>> BEGIN

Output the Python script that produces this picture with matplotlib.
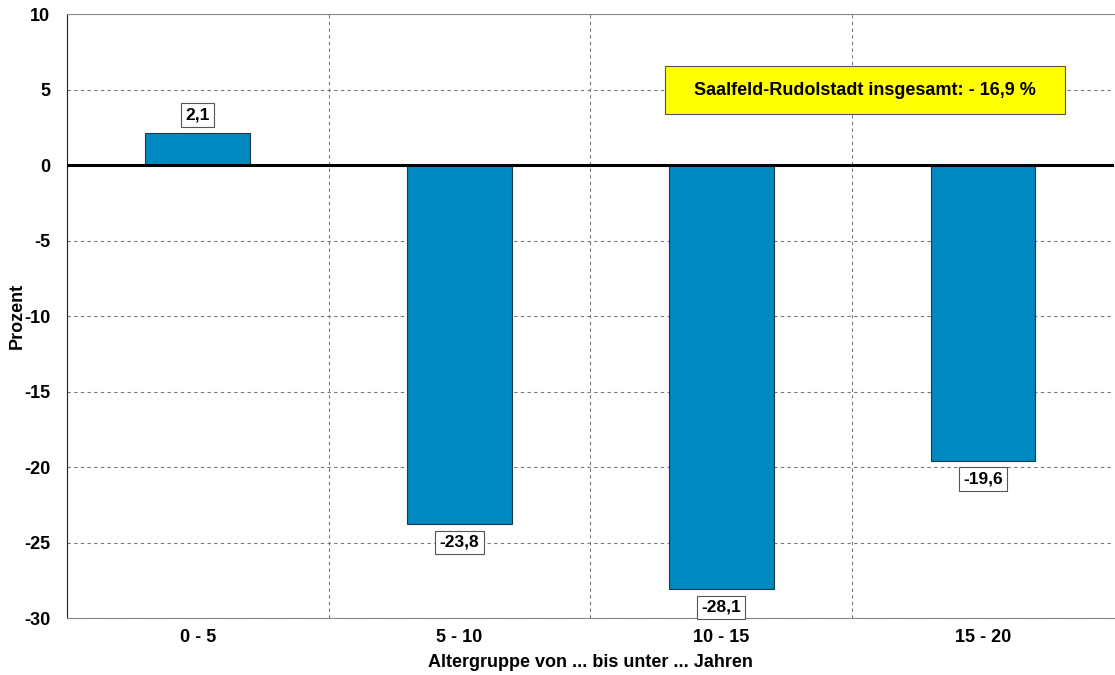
import matplotlib
matplotlib.use('Agg')
import matplotlib.pyplot as plt
from matplotlib.patches import Rectangle
import numpy as np

matplotlib.rcParams['font.family'] = ['Liberation Sans', 'DejaVu Sans']
matplotlib.rcParams['font.weight'] = 'bold'
matplotlib.rcParams['axes.unicode_minus'] = False

groups = ['0 - 5', '5 - 10', '10 - 15', '15 - 20']
werte = [2.1, -23.8, -28.1, -19.6]
gesamt = -16.9

fig = plt.figure(figsize=(11.15, 6.75), dpi=100)
ax = fig.add_axes([0.060, 0.0844, 0.939, 0.8948])

x = np.arange(len(groups))
ax.bar(x, werte, width=0.4, color='#0088c0', edgecolor='#1a3a4a', linewidth=0.8, zorder=3)

# Datenbeschriftung
for xi, v in zip(x, werte):
    off = 13 if v >= 0 else -13
    ax.annotate(f'{v:.1f}'.replace('.', ','), (xi, v), xytext=(0, off),
                textcoords='offset points', ha='center', va='center',
                fontsize=12.5, fontweight='bold', zorder=5,
                bbox=dict(boxstyle='square,pad=0.25', fc='white', ec='#555555', lw=0.8))

ax.set_xlim(-0.5, 3.5)
ax.set_ylim(-30, 10)
ax.set_yticks(range(-30, 11, 5))
ax.set_xticks(x)
ax.set_xticklabels(groups)
ax.set_xticks(x[:-1] + 0.5, minor=True)
ax.tick_params(which='both', length=0, labelsize=13, pad=8)
ax.tick_params(axis='y', pad=12)

ax.grid(axis='y', which='major', color='#777777', linestyle=(0, (3, 3)), linewidth=0.8, zorder=0)
ax.grid(axis='x', which='minor', color='#777777', linestyle=(0, (3, 3)), linewidth=0.8, zorder=0)
ax.axhline(0, color='black', linewidth=2.2, zorder=4)

for s in ['top', 'right', 'bottom']:
    ax.spines[s].set_color('#888888')
ax.spines['left'].set_color('#222222')
ax.spines['right'].set_visible(False)

ax.set_ylabel('Prozent', fontsize=13, fontweight='bold', labelpad=-1)
ax.set_xlabel('Altergruppe von ... bis unter ... Jahren', fontsize=13, fontweight='bold', labelpad=6)

# Gesamtwert-Box
ax.add_patch(Rectangle((0.571, 0.834), 0.382, 0.080, transform=ax.transAxes,
                       fc='#ffff00', ec='#555555', lw=0.8, zorder=6))
ax.text(0.762, 0.874, f'Saalfeld-Rudolstadt insgesamt: - {abs(gesamt):.1f} %'.replace('.', ','),
        transform=ax.transAxes, ha='center', va='center', fontsize=13,
        fontweight='bold', zorder=7)

fig.savefig('out.png', dpi=100)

>> END

Task statement - From the top of the listing above, repeat each line exactly until you reach the line containing "ax = fig.add_axes([0.060, 0.0844, 0.939, 0.8948])", and repeat that one too. Leave the pictures out.

Written reply -
Output the Python script that produces this picture with matplotlib.
import matplotlib
matplotlib.use('Agg')
import matplotlib.pyplot as plt
from matplotlib.patches import Rectangle
import numpy as np

matplotlib.rcParams['font.family'] = ['Liberation Sans', 'DejaVu Sans']
matplotlib.rcParams['font.weight'] = 'bold'
matplotlib.rcParams['axes.unicode_minus'] = False

groups = ['0 - 5', '5 - 10', '10 - 15', '15 - 20']
werte = [2.1, -23.8, -28.1, -19.6]
gesamt = -16.9

fig = plt.figure(figsize=(11.15, 6.75), dpi=100)
ax = fig.add_axes([0.060, 0.0844, 0.939, 0.8948])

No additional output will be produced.